# start of INFORMATION SUPPLIED

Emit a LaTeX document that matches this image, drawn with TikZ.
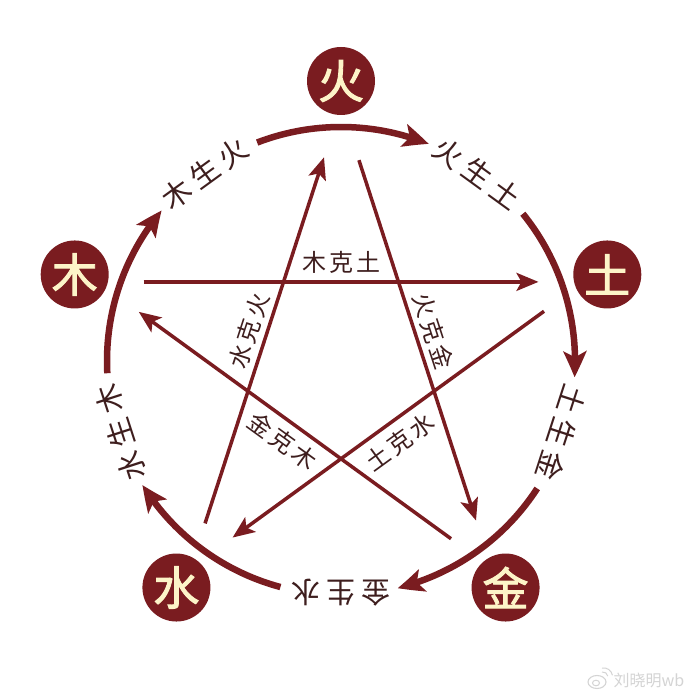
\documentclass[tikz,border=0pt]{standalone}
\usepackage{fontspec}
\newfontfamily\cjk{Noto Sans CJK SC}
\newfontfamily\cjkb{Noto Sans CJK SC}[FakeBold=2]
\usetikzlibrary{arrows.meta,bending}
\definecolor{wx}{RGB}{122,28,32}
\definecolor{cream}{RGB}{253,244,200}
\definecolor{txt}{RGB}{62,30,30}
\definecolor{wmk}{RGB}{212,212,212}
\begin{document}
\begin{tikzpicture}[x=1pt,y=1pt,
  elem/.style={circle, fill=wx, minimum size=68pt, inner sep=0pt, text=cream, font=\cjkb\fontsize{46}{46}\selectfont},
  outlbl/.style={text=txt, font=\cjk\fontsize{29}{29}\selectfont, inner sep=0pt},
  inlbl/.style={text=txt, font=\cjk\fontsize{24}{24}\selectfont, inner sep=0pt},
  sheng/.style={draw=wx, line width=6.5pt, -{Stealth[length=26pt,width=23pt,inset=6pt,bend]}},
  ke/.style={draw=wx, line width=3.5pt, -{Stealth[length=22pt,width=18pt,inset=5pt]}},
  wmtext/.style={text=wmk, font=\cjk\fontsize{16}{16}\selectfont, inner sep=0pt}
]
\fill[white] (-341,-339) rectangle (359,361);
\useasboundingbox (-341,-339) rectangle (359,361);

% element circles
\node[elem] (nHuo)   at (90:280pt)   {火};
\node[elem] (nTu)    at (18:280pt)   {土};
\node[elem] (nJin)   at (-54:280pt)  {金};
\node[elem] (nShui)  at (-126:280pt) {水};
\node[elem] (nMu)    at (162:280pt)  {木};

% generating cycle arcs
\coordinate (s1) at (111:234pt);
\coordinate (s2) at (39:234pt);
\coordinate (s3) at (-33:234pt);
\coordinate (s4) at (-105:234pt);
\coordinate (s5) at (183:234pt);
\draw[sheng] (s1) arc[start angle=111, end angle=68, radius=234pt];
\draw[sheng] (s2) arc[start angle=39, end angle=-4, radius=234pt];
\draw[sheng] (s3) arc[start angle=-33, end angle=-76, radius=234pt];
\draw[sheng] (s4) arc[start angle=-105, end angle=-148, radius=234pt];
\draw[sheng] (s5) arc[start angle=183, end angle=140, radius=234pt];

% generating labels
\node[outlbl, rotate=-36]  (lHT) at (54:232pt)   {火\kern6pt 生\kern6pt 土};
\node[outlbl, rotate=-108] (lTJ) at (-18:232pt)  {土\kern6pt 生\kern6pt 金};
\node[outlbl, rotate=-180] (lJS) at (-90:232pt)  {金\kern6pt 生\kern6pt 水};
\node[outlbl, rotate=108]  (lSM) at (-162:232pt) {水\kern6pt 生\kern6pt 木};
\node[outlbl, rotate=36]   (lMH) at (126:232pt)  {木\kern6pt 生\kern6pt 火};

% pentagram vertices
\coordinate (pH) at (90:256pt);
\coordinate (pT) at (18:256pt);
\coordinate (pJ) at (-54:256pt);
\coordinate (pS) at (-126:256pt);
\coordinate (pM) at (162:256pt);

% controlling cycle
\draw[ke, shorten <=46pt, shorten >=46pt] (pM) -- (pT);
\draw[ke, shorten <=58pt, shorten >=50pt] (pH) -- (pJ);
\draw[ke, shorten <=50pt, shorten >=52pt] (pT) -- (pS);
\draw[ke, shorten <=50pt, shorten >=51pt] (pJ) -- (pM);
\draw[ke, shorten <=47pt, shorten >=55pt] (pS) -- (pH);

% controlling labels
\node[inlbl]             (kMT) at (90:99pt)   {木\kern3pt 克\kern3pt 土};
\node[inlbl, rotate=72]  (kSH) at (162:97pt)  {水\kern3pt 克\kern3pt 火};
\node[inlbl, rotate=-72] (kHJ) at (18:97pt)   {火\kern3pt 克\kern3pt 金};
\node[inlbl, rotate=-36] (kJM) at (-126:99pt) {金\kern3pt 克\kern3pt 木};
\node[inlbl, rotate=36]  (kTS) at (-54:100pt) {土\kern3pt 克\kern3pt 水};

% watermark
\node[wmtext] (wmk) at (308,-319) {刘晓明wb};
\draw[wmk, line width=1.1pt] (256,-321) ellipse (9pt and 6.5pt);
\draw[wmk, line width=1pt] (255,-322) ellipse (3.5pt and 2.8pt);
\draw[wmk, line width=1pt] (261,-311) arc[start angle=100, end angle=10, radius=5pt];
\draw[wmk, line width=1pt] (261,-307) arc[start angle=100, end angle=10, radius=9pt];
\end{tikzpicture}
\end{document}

# end of INFORMATION SUPPLIED
# start of INFORMATION SUPPLIED

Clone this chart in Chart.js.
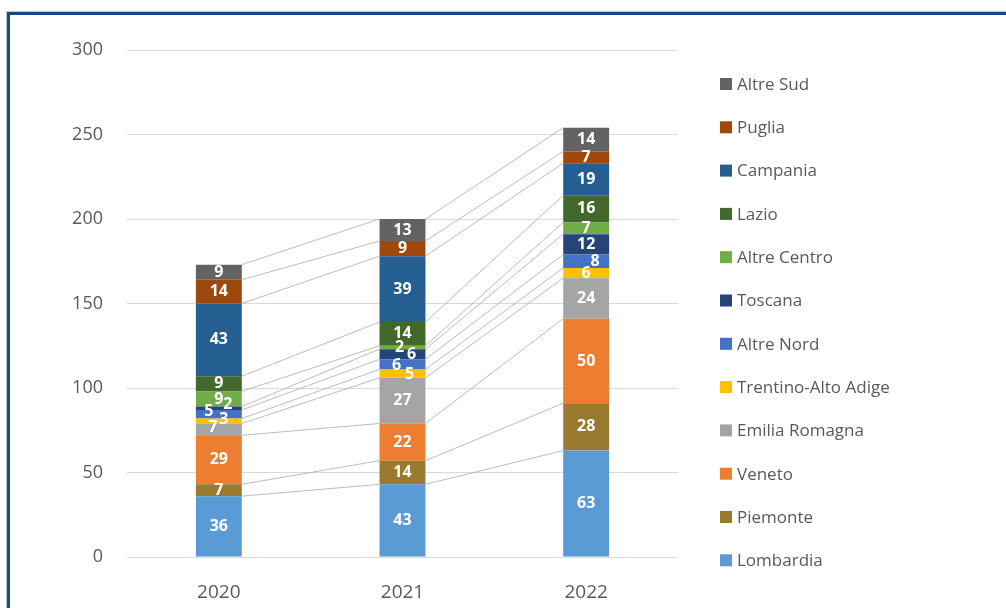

# end of INFORMATION SUPPLIED

EXERCISE OBJECTIVE: Report each line of the material above where the word "this" appears.

OUTPUT OF THE TASK:
Emit a LaTeX document that matches this image, drawn with TikZ.
Clone this chart in Chart.js.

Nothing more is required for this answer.